Hay un pensamiento que se repite
de manera insistente cada vez que es escogido un nuevo presidente en EEUU. “A
este se lo cargan” se dice con frecuencia, al menos lo suelo escuchar de voces
a mi alrededor de muy distinta ideología y edad. En la época moderna solo ha
habido un asesinato, el de Kennedy, que traumatizó hasta tal punto a su
generación que se ha convertido en el paradigma del magnicidio. Desde entonces,
creo recordar que salvo el atentado que sufrió Ronald Reagan, no ha habido
intentos serios conocidos de acabar con el inquilino de la Casa blanca. Y
seguro que no ha sido por falta de ganas de muchos intereses, de todo tipo,
color y espectro ideológico.
Uno de los mayores problemas de
fondo a los que se enfrenta EEUU es su división política. Durante años nos han
enseñado, en los medios de comunicación y en los hechos, que el interés general
prevalecía y difuminaba las barreras entre demócratas y republicanos, los consensos
acababan fraguando y el país avanzaba. Desde hace algunos años esto no es así.
La radicalidad se ha extendido por las filas de ambos bandos, hasta niveles que
hace tiempo superaron lo insoportable y empiezan a ser lesivos para los
intereses del país. El proceso comenzó antes, y con mayor intensidad, en las
filas republicanas, quizás por su proximidad a grupos religiosos que tienen por
bandera la fe verdadera, siempre que sea la suya. El GOP, siglas de Great Old
Party, como es conocido el partido republicano allí, entró en una deriva de
libertarios, movimientos como el Tea Party, sectas creacionistas
anticientíficas y corrientes de todo tipo que, en gran parte, le han alejado
del votante mediano. Ha perdido parte de su relevancia en las grandes
poblaciones costeras, pero a cambio se ha fortalecido en el interior, no solo
en el llamado “cinturón de la Biblia” que son estados en los que la presencia
de congregaciones religiosas es más intensa, sino en zonas industriales devaluadas
por la globalización y el avance tecnológico, cosa que supo ver y aprovechar el
desnortado Trump. Por su parte los demócratas, muchos de ellos en tierra de
nadie, también han visto como el discurso moderado perdía adeptos mientras que
posiciones radicales como las defendidas por Bernie Sanders suscitaban un apoyo
creciente entre muchos de sus votantes.
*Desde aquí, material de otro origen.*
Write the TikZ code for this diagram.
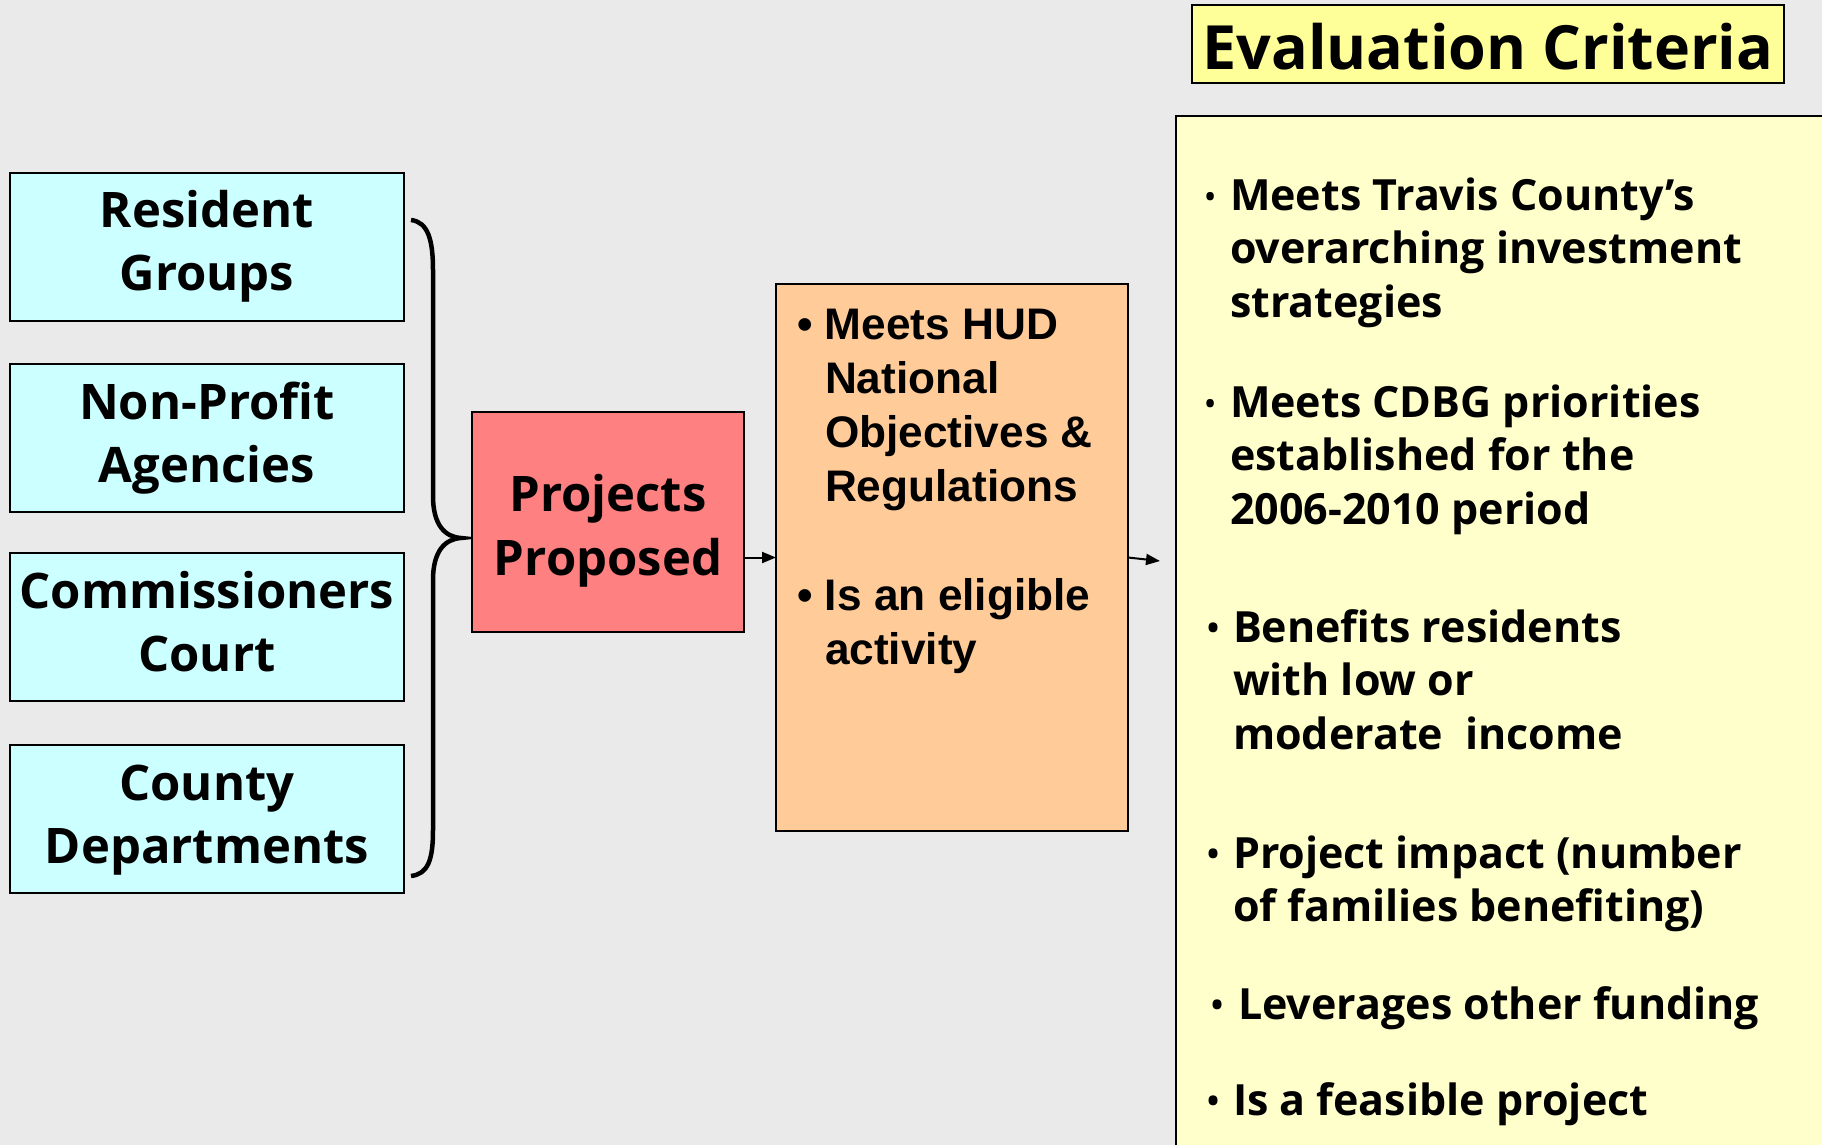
\documentclass[tikz,border=0pt]{standalone}
\usepackage{fontspec}
\setmainfont{Open Sans}
\newfontfamily\arialfont{Liberation Sans}
\usetikzlibrary{arrows.meta}
\definecolor{bg}{HTML}{EAEAEA}
\definecolor{cyanbox}{HTML}{CCFFFF}
\definecolor{redbox}{HTML}{FF8080}
\definecolor{orangebox}{HTML}{FFCC99}
\definecolor{critbox}{HTML}{FFFFCC}
\definecolor{titlebox}{HTML}{FFFF99}
\newcommand\gillbody{\fontsize{43}{53.5}\selectfont\bfseries}
\newcommand\bulsmall{{\fontsize{27}{27}\selectfont\raisebox{4pt}{•}}}
\newcommand\bulmid{{\fontsize{32}{32}\selectfont\raisebox{3pt}{•}}}
\tikzset{
  srcbox/.style={draw=black, line width=2pt, fill=cyanbox, minimum width=394pt,
    minimum height=148pt, inner sep=0pt, outer sep=0pt, align=center,
    font=\fontsize{49}{63}\selectfont\bfseries},
  plainbox/.style={draw=black, line width=2pt, inner sep=0pt, outer sep=0pt},
  txt/.style={inner sep=0pt, outer sep=0pt},
  crittxt/.style={txt, anchor=base west, font=\gillbody},
  arr/.style={line width=2pt, -{Triangle[length=14pt,width=11pt]}},
}
\begin{document}
\begin{tikzpicture}[x=1pt,y=-1pt]
\useasboundingbox (0,0) rectangle (1822,1145);
\fill[bg] (0,0) rectangle (1822,1145);
\clip (0,0) rectangle (1822,1145);

% source boxes
\node[srcbox] (res) at (207,246.5) {\strut Resident\\\strut Groups};
\node[srcbox] (npa) at (207,438) {\strut Non-Profit\\\strut Agencies};
\node[srcbox] (cc)  at (207,627) {\strut Commissioners\\\strut Court};
\node[srcbox] (cd)  at (207,819) {\strut County\\\strut Departments};

% brace
\draw[line width=4.5pt] (411,220) .. controls (428,222) and (433,240) .. (433,270)
  -- (433,496) .. controls (433,525) and (445,537) .. (461,538)
  .. controls (445,539) and (433,551) .. (433,580)
  -- (433,830) .. controls (433,860) and (428,874) .. (411,876);

% projects proposed
\node[plainbox, fill=redbox, minimum width=272pt, minimum height=220pt] (prop) at (608,522) {};
\node[txt, anchor=base, font=\fontsize{49}{64}\selectfont\bfseries] (proptxt) at (608,511)
  {\begin{tabular}[t]{@{}c@{}}Projects\\Proposed\end{tabular}};

% HUD box
\node[plainbox, fill=orangebox, minimum width=352pt, minimum height=547pt] (hud) at (952,557.5) {};
\node[txt, anchor=base west, font=\arialfont\fontsize{44.2}{54.3}\selectfont\bfseries] (hudtxt) at (797,339)
  {\begin{tabular}[t]{@{}p{28pt}@{}l@{}}•&Meets HUD\\&National\\&Objectives \&\\&Regulations\\&\\•&Is an eligible\\&activity\end{tabular}};

% criteria box
\node[draw=black, line width=2.5pt, fill=critbox, inner sep=0pt, outer sep=0pt,
  anchor=north west, minimum width=700pt, minimum height=1100pt] (crit) at (1176,116) {};
\node[draw=black, line width=2.5pt, fill=titlebox, inner sep=0pt, outer sep=0pt,
  minimum width=592pt, minimum height=78pt] (title) at (1488,44) {};
\node[txt, anchor=base, font=\fontsize{61}{61}\selectfont\bfseries] (titletxt) at (1488,70) {Evaluation Criteria};

\node[crittxt] (c1) at (1205,210)
  {\begin{tabular}[t]{@{}p{25pt}@{}l@{}}\bulsmall&Meets Travis County’s\\&overarching investment\\&strategies\end{tabular}};
\node[crittxt] (c2) at (1205,417)
  {\begin{tabular}[t]{@{}p{25pt}@{}l@{}}\bulsmall&Meets CDBG priorities\\&established for the\\&2006-2010 period\end{tabular}};
\node[crittxt] (c3) at (1207,642)
  {\begin{tabular}[t]{@{}p{26pt}@{}l@{}}\bulmid&Benefits residents\\&with low or\\&moderate \ income\end{tabular}};
\node[crittxt] (c4) at (1207,868)
  {\begin{tabular}[t]{@{}p{26pt}@{}l@{}}\bulmid&Project impact (number\\&of families benefiting)\end{tabular}};
\node[crittxt] (c5) at (1211,1019)
  {\begin{tabular}[t]{@{}p{27pt}@{}l@{}}\bulmid&Leverages other funding\end{tabular}};
\node[crittxt] (c6) at (1207,1115)
  {\begin{tabular}[t]{@{}p{26pt}@{}l@{}}\bulmid&Is a feasible project\end{tabular}};

% connectors
\coordinate (a2end) at (1160,561);
\draw[arr] (prop.east |- hud.west) -- (hud.west);
\draw[arr] (hud.east) -- (a2end);
\end{tikzpicture}
\end{document}
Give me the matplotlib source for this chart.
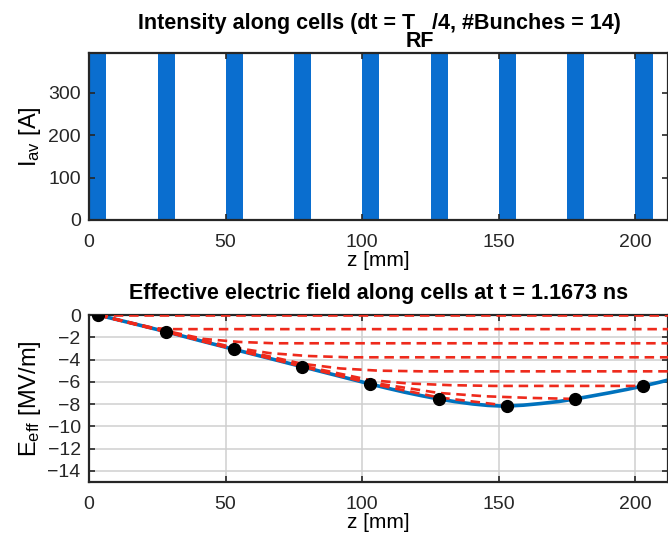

Sanders no pasaría de moderado en un
PSOE, pero para gran parte de los estadounidenses es un peligroso colectivista
y un enajenado, un candidato que muy probablemente nunca ganaría unas
presidenciales, y que es visto por muchos como un peligro. Este proceso de giro
al extremo de los partidos clásicos deja huérfanos a muchos votantes que,
desencantados, y a sabiendas de cómo funciona el sistema electoral
norteamericano, optan por no votar, y se alejan del proceso de elección,
permitiendo que opciones radicales puedan llegar al poder. Recordemos que Trump
gano los votos electorales pero perdió en voto popular, pero sólo por tres
millones de papeletas sobres las decenas y decenas de millones de las
registradas. La desmovilización del votante mediano aupó a Trump en estados
decisivos, lo que muestra hasta qué punto la radicalidad es un juego peligroso
que, sobre todo, conviene a los extremistas de todas las formaciones políticas,
y perjudica a todos los demás, la inmensa mayoría del país. Esto es algo a lo
que en España estamos, lamentablemente, demasiado acostumbrados, pero parecía
que EEUU era inmune a esta enfermedad. Parece que esa inmunidad ha terminado,
lo que será lesivo para los intereses de aquel enorme país.
En este clima de polarización, y
a sabiendas de lo fácil que es allí adquirir un arma, se
produjo ayer un atentado en Virginia, en una zona muy cercana a Washington,
en el que un acérrimo seguidor de Sanders, que no dejaba de despotricar contra
Trump en las redes sociales, disparó decenas de balas contra un grupo de
congresistas republicanos que estaban jugando al béisbol, dejando varios
heridos de diversa consideración. En este caso ha sido un extremista demócrata
contra republicanos, podía haber sido al revés, pero da igual. Lo grave es ver
cómo la fractura política, que la nefasta presidencia de Trump amplía día a día,
hace que sucesos tan desgraciados y condenables como estos puedan ser más
factibles. Es hora de que en EEUU se pise el freno a la disputa política, las
aguas se serenen y el interés general vuelva a ser el protagonista de los que,
en principio, son elegidos como líderes del país.